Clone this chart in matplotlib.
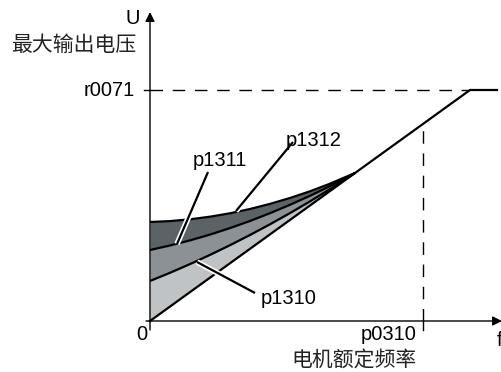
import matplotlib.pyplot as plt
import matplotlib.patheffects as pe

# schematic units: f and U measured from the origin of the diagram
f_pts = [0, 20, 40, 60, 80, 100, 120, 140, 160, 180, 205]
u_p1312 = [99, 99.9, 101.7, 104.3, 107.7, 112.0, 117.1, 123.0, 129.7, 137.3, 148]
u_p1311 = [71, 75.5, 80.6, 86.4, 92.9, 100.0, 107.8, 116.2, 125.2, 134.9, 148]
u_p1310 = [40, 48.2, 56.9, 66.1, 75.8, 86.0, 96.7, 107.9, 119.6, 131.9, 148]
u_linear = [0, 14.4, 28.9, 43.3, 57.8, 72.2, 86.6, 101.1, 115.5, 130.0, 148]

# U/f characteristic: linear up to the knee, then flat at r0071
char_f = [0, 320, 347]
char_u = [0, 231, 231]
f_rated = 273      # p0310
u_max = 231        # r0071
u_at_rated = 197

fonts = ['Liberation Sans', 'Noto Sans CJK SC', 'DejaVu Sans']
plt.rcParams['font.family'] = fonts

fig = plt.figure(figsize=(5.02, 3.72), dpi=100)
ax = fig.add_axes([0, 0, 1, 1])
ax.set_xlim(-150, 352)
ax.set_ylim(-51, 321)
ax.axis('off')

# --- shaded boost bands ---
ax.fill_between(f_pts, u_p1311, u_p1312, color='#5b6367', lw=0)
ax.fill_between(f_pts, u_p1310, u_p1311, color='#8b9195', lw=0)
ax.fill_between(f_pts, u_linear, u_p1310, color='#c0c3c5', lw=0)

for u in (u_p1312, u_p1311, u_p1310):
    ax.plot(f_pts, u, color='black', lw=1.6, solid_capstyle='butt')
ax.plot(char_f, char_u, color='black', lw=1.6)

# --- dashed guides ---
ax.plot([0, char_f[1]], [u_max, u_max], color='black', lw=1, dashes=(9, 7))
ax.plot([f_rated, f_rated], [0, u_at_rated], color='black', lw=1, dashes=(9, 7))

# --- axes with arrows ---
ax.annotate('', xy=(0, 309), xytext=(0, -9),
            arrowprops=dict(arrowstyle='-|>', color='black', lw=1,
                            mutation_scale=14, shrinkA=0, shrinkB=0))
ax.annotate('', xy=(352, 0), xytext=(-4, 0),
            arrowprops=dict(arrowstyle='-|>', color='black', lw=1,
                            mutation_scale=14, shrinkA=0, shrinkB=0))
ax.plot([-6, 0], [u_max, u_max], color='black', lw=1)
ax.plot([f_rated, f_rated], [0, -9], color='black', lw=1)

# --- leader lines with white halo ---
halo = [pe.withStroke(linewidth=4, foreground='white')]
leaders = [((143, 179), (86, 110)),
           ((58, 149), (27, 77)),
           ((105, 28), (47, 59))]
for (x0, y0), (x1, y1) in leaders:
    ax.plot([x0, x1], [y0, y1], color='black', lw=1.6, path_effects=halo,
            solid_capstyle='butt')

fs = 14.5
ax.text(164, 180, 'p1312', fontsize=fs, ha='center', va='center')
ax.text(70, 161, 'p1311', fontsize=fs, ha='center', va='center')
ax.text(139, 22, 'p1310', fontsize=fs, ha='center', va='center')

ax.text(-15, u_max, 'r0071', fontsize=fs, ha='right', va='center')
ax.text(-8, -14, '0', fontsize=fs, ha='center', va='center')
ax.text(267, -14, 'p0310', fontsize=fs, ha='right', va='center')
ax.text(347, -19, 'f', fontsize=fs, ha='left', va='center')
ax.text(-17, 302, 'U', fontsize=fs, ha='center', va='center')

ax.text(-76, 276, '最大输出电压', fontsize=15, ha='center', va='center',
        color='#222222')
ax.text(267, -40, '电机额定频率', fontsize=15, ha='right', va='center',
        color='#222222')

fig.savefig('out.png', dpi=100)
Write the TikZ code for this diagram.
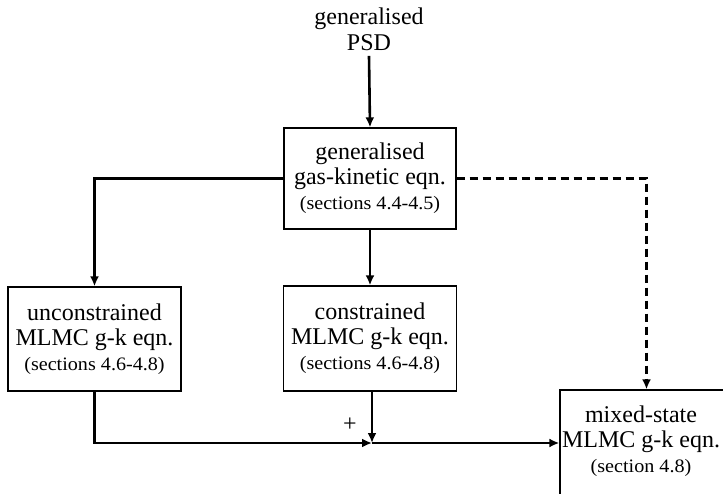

__________________________________________________

**Problem statement:** Reproduce every record above exactly, but leave out the pictures.

**Complete answer:**
Clone this chart in matplotlib.
import matplotlib.pyplot as plt
import matplotlib.patheffects as pe

# schematic units: f and U measured from the origin of the diagram
f_pts = [0, 20, 40, 60, 80, 100, 120, 140, 160, 180, 205]
u_p1312 = [99, 99.9, 101.7, 104.3, 107.7, 112.0, 117.1, 123.0, 129.7, 137.3, 148]
u_p1311 = [71, 75.5, 80.6, 86.4, 92.9, 100.0, 107.8, 116.2, 125.2, 134.9, 148]
u_p1310 = [40, 48.2, 56.9, 66.1, 75.8, 86.0, 96.7, 107.9, 119.6, 131.9, 148]
u_linear = [0, 14.4, 28.9, 43.3, 57.8, 72.2, 86.6, 101.1, 115.5, 130.0, 148]

# U/f characteristic: linear up to the knee, then flat at r0071
char_f = [0, 320, 347]
char_u = [0, 231, 231]
f_rated = 273      # p0310
u_max = 231        # r0071
u_at_rated = 197

fonts = ['Liberation Sans', 'Noto Sans CJK SC', 'DejaVu Sans']
plt.rcParams['font.family'] = fonts

fig = plt.figure(figsize=(5.02, 3.72), dpi=100)
ax = fig.add_axes([0, 0, 1, 1])
ax.set_xlim(-150, 352)
ax.set_ylim(-51, 321)
ax.axis('off')

# --- shaded boost bands ---
ax.fill_between(f_pts, u_p1311, u_p1312, color='#5b6367', lw=0)
ax.fill_between(f_pts, u_p1310, u_p1311, color='#8b9195', lw=0)
ax.fill_between(f_pts, u_linear, u_p1310, color='#c0c3c5', lw=0)

for u in (u_p1312, u_p1311, u_p1310):
    ax.plot(f_pts, u, color='black', lw=1.6, solid_capstyle='butt')
ax.plot(char_f, char_u, color='black', lw=1.6)

# --- dashed guides ---
ax.plot([0, char_f[1]], [u_max, u_max], color='black', lw=1, dashes=(9, 7))
ax.plot([f_rated, f_rated], [0, u_at_rated], color='black', lw=1, dashes=(9, 7))

# --- axes with arrows ---
ax.annotate('', xy=(0, 309), xytext=(0, -9),
            arrowprops=dict(arrowstyle='-|>', color='black', lw=1,
                            mutation_scale=14, shrinkA=0, shrinkB=0))
ax.annotate('', xy=(352, 0), xytext=(-4, 0),
            arrowprops=dict(arrowstyle='-|>', color='black', lw=1,
                            mutation_scale=14, shrinkA=0, shrinkB=0))
ax.plot([-6, 0], [u_max, u_max], color='black', lw=1)
ax.plot([f_rated, f_rated], [0, -9], color='black', lw=1)

# --- leader lines with white halo ---
halo = [pe.withStroke(linewidth=4, foreground='white')]
leaders = [((143, 179), (86, 110)),
           ((58, 149), (27, 77)),
           ((105, 28), (47, 59))]
for (x0, y0), (x1, y1) in leaders:
    ax.plot([x0, x1], [y0, y1], color='black', lw=1.6, path_effects=halo,
            solid_capstyle='butt')

fs = 14.5
ax.text(164, 180, 'p1312', fontsize=fs, ha='center', va='center')
ax.text(70, 161, 'p1311', fontsize=fs, ha='center', va='center')
ax.text(139, 22, 'p1310', fontsize=fs, ha='center', va='center')

ax.text(-15, u_max, 'r0071', fontsize=fs, ha='right', va='center')
ax.text(-8, -14, '0', fontsize=fs, ha='center', va='center')
ax.text(267, -14, 'p0310', fontsize=fs, ha='right', va='center')
ax.text(347, -19, 'f', fontsize=fs, ha='left', va='center')
ax.text(-17, 302, 'U', fontsize=fs, ha='center', va='center')

ax.text(-76, 276, '最大输出电压', fontsize=15, ha='center', va='center',
        color='#222222')
ax.text(267, -40, '电机额定频率', fontsize=15, ha='right', va='center',
        color='#222222')

fig.savefig('out.png', dpi=100)
Write the TikZ code for this diagram.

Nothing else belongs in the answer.